* **EXERCISE OBJECTIVE**: Give back the full listing verbatim, apart from its images.

==============================

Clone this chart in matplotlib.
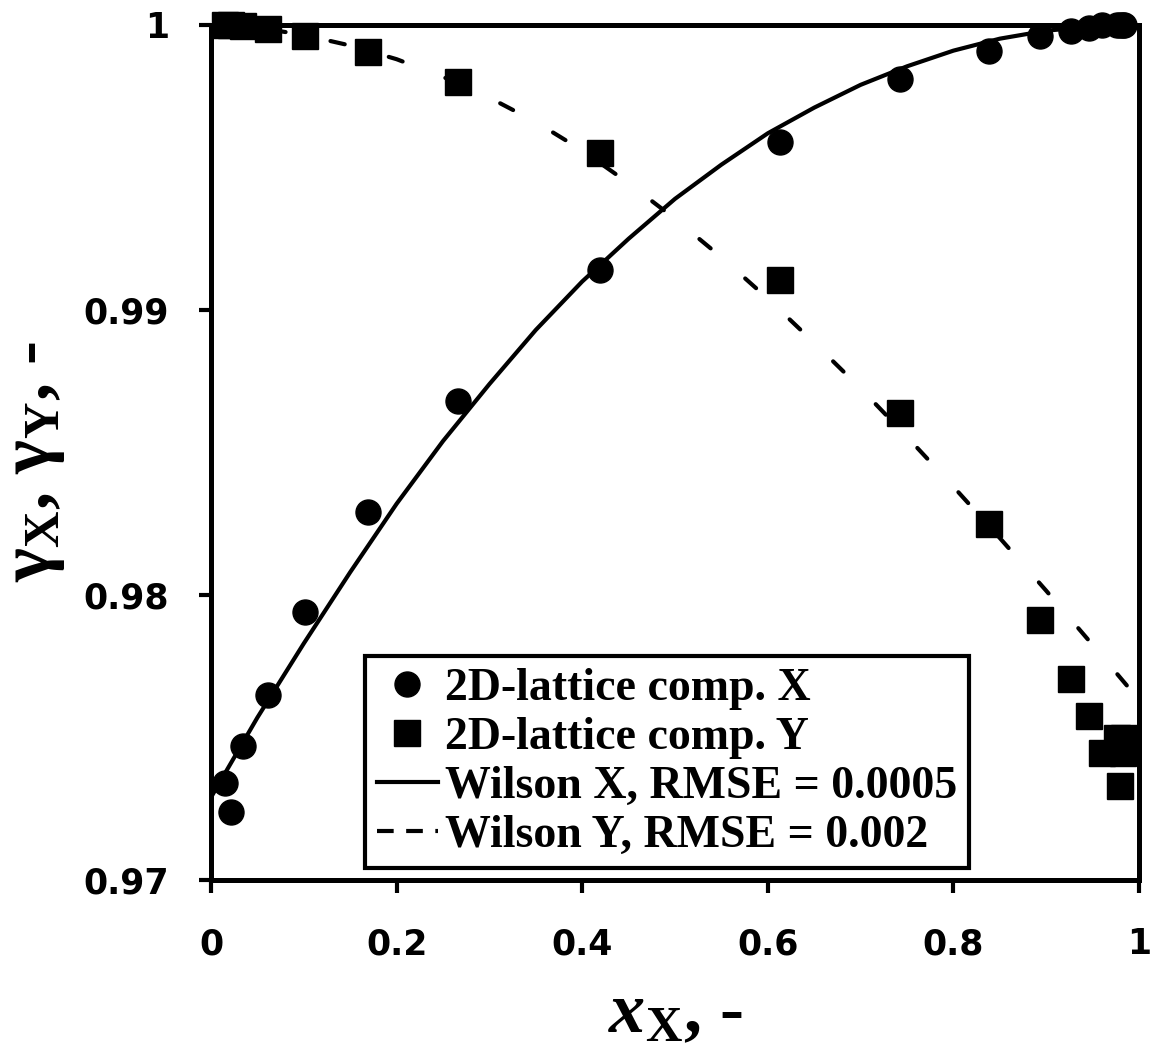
import numpy as np
import matplotlib.pyplot as plt
from matplotlib.lines import Line2D

plt.rcParams['mathtext.fontset'] = 'custom'
plt.rcParams['mathtext.rm'] = 'Liberation Serif:bold'
plt.rcParams['mathtext.it'] = 'Liberation Serif:italic:bold'
plt.rcParams['mathtext.bf'] = 'Liberation Serif:bold'

# 2D-lattice simulation points (mole fraction of X)
x_comp = [0.015, 0.022, 0.034, 0.061, 0.101, 0.169, 0.266, 0.419, 0.613, 0.742,
          0.838, 0.893, 0.927, 0.946, 0.960, 0.976, 0.980, 0.983, 0.984]
gamma_x = [0.9734, 0.9724, 0.9747, 0.9765, 0.9794, 0.9829, 0.9868, 0.9914, 0.9959, 0.9981,
           0.9991, 0.9996, 0.9998, 0.9999, 1.0, 1.0, 1.0, 1.0, 1.0]
gamma_y = [1.0, 1.0, 0.99996, 0.99986, 0.99961, 0.99905, 0.9980, 0.99551, 0.99105, 0.98639,
           0.98249, 0.97912, 0.97705, 0.97575, 0.97446, 0.9750, 0.9733, 0.97446, 0.9750]

# Wilson fits
fit_x = [0.0, 0.05, 0.1, 0.15, 0.2, 0.25, 0.3, 0.35, 0.4, 0.45, 0.5,
         0.55, 0.6, 0.65, 0.7, 0.75, 0.8, 0.85, 0.9, 0.95, 1.0]
wilson_x = [0.9729, 0.9757, 0.9783, 0.9808, 0.9832, 0.9854, 0.9874, 0.9893, 0.9910, 0.9925, 0.9939,
            0.9951, 0.9962, 0.9971, 0.9979, 0.99855, 0.9991, 0.99952, 0.9998, 0.99995, 1.0]
wilson_y = [1.0, 0.99991, 0.99965, 0.99928, 0.99880, 0.99818, 0.99745, 0.99660, 0.99560, 0.99445, 0.99320,
            0.99185, 0.99040, 0.98885, 0.98725, 0.98555, 0.98380, 0.98200, 0.98015, 0.97825, 0.97632]

xticks = [0, 0.2, 0.4, 0.6, 0.8, 1.0]
xtick_labels = ['0', '0.2', '0.4', '0.6', '0.8', '1']
yticks = [0.97, 0.98, 0.99, 1.0]
ytick_labels = ['0.97', '0.98', '0.99', '1']

labels = ['2D-lattice comp. X', '2D-lattice comp. Y',
          'Wilson X, RMSE = 0.0005', 'Wilson Y, RMSE = 0.002']

fig = plt.figure(figsize=(11.54, 10.5), dpi=100)
ax = fig.add_axes([211/1154, 1 - 880/1050, 928/1154, 855/1050])

ax.plot(fit_x, wilson_x, color='k', lw=3, zorder=3)
ax.plot(fit_x, wilson_y, color='k', lw=3, ls=(0, (3.5, 11)), dash_capstyle='round', zorder=3)
ax.plot(x_comp, gamma_x, 'o', ms=18, color='k', clip_on=False, zorder=5)
ax.plot(x_comp, gamma_y, 's', ms=19, color='k', clip_on=False, zorder=5)

ax.set_xlim(0, 1)
ax.set_ylim(0.97, 1.0)
ax.set_xticks(xticks)
ax.set_xticklabels(xtick_labels)
ax.set_yticks(yticks)
ax.set_yticklabels(ytick_labels)
for s in ax.spines.values():
    s.set_linewidth(3.6)
ax.tick_params(direction='out', length=9, width=3, labelsize=25)
ax.tick_params(axis='x', pad=25)
ax.tick_params(axis='y', pad=21)
for t in ax.get_xticklabels() + ax.get_yticklabels():
    t.set_fontweight('bold')

ax.set_xlabel(r'$x_{\mathbf{X}}$, -', fontsize=52, family='Liberation Serif', weight='bold')
ax.xaxis.set_label_coords(0.5, -0.12)
ax.set_ylabel(r'$\mathrm{\gamma}_{\mathbf{X}}$, $\mathrm{\gamma}_{\mathbf{Y}}$, -', fontsize=52,
              family='Liberation Serif', weight='bold')
ax.yaxis.set_label_coords(-0.155, 0.49)

handles = [Line2D([], [], marker='o', ls='none', color='k', ms=18),
           Line2D([], [], marker='s', ls='none', color='k', ms=19),
           Line2D([], [], color='k', lw=3),
           Line2D([], [], color='k', lw=3, ls=(0, (4, 3)))]
leg = ax.legend(handles, labels, loc='lower left', bbox_to_anchor=(0.166, 0.014),
                borderaxespad=0, fancybox=False, framealpha=1, edgecolor='k',
                prop={'family': 'Liberation Serif', 'weight': 'bold', 'size': 33},
                handlelength=1.35, handletextpad=0.15, labelspacing=0.15,
                borderpad=0.25)
leg.get_frame().set_linewidth(3)

fig.savefig('out.png', dpi=100)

==============================

* **REPLY TO THE EXERCISE**:
Clone this chart in matplotlib.
import numpy as np
import matplotlib.pyplot as plt
from matplotlib.lines import Line2D

plt.rcParams['mathtext.fontset'] = 'custom'
plt.rcParams['mathtext.rm'] = 'Liberation Serif:bold'
plt.rcParams['mathtext.it'] = 'Liberation Serif:italic:bold'
plt.rcParams['mathtext.bf'] = 'Liberation Serif:bold'

# 2D-lattice simulation points (mole fraction of X)
x_comp = [0.015, 0.022, 0.034, 0.061, 0.101, 0.169, 0.266, 0.419, 0.613, 0.742,
          0.838, 0.893, 0.927, 0.946, 0.960, 0.976, 0.980, 0.983, 0.984]
gamma_x = [0.9734, 0.9724, 0.9747, 0.9765, 0.9794, 0.9829, 0.9868, 0.9914, 0.9959, 0.9981,
           0.9991, 0.9996, 0.9998, 0.9999, 1.0, 1.0, 1.0, 1.0, 1.0]
gamma_y = [1.0, 1.0, 0.99996, 0.99986, 0.99961, 0.99905, 0.9980, 0.99551, 0.99105, 0.98639,
           0.98249, 0.97912, 0.97705, 0.97575, 0.97446, 0.9750, 0.9733, 0.97446, 0.9750]

# Wilson fits
fit_x = [0.0, 0.05, 0.1, 0.15, 0.2, 0.25, 0.3, 0.35, 0.4, 0.45, 0.5,
         0.55, 0.6, 0.65, 0.7, 0.75, 0.8, 0.85, 0.9, 0.95, 1.0]
wilson_x = [0.9729, 0.9757, 0.9783, 0.9808, 0.9832, 0.9854, 0.9874, 0.9893, 0.9910, 0.9925, 0.9939,
            0.9951, 0.9962, 0.9971, 0.9979, 0.99855, 0.9991, 0.99952, 0.9998, 0.99995, 1.0]
wilson_y = [1.0, 0.99991, 0.99965, 0.99928, 0.99880, 0.99818, 0.99745, 0.99660, 0.99560, 0.99445, 0.99320,
            0.99185, 0.99040, 0.98885, 0.98725, 0.98555, 0.98380, 0.98200, 0.98015, 0.97825, 0.97632]

xticks = [0, 0.2, 0.4, 0.6, 0.8, 1.0]
xtick_labels = ['0', '0.2', '0.4', '0.6', '0.8', '1']
yticks = [0.97, 0.98, 0.99, 1.0]
ytick_labels = ['0.97', '0.98', '0.99', '1']

labels = ['2D-lattice comp. X', '2D-lattice comp. Y',
          'Wilson X, RMSE = 0.0005', 'Wilson Y, RMSE = 0.002']

fig = plt.figure(figsize=(11.54, 10.5), dpi=100)
ax = fig.add_axes([211/1154, 1 - 880/1050, 928/1154, 855/1050])

ax.plot(fit_x, wilson_x, color='k', lw=3, zorder=3)
ax.plot(fit_x, wilson_y, color='k', lw=3, ls=(0, (3.5, 11)), dash_capstyle='round', zorder=3)
ax.plot(x_comp, gamma_x, 'o', ms=18, color='k', clip_on=False, zorder=5)
ax.plot(x_comp, gamma_y, 's', ms=19, color='k', clip_on=False, zorder=5)

ax.set_xlim(0, 1)
ax.set_ylim(0.97, 1.0)
ax.set_xticks(xticks)
ax.set_xticklabels(xtick_labels)
ax.set_yticks(yticks)
ax.set_yticklabels(ytick_labels)
for s in ax.spines.values():
    s.set_linewidth(3.6)
ax.tick_params(direction='out', length=9, width=3, labelsize=25)
ax.tick_params(axis='x', pad=25)
ax.tick_params(axis='y', pad=21)
for t in ax.get_xticklabels() + ax.get_yticklabels():
    t.set_fontweight('bold')

ax.set_xlabel(r'$x_{\mathbf{X}}$, -', fontsize=52, family='Liberation Serif', weight='bold')
ax.xaxis.set_label_coords(0.5, -0.12)
ax.set_ylabel(r'$\mathrm{\gamma}_{\mathbf{X}}$, $\mathrm{\gamma}_{\mathbf{Y}}$, -', fontsize=52,
              family='Liberation Serif', weight='bold')
ax.yaxis.set_label_coords(-0.155, 0.49)

handles = [Line2D([], [], marker='o', ls='none', color='k', ms=18),
           Line2D([], [], marker='s', ls='none', color='k', ms=19),
           Line2D([], [], color='k', lw=3),
           Line2D([], [], color='k', lw=3, ls=(0, (4, 3)))]
leg = ax.legend(handles, labels, loc='lower left', bbox_to_anchor=(0.166, 0.014),
                borderaxespad=0, fancybox=False, framealpha=1, edgecolor='k',
                prop={'family': 'Liberation Serif', 'weight': 'bold', 'size': 33},
                handlelength=1.35, handletextpad=0.15, labelspacing=0.15,
                borderpad=0.25)
leg.get_frame().set_linewidth(3)

fig.savefig('out.png', dpi=100)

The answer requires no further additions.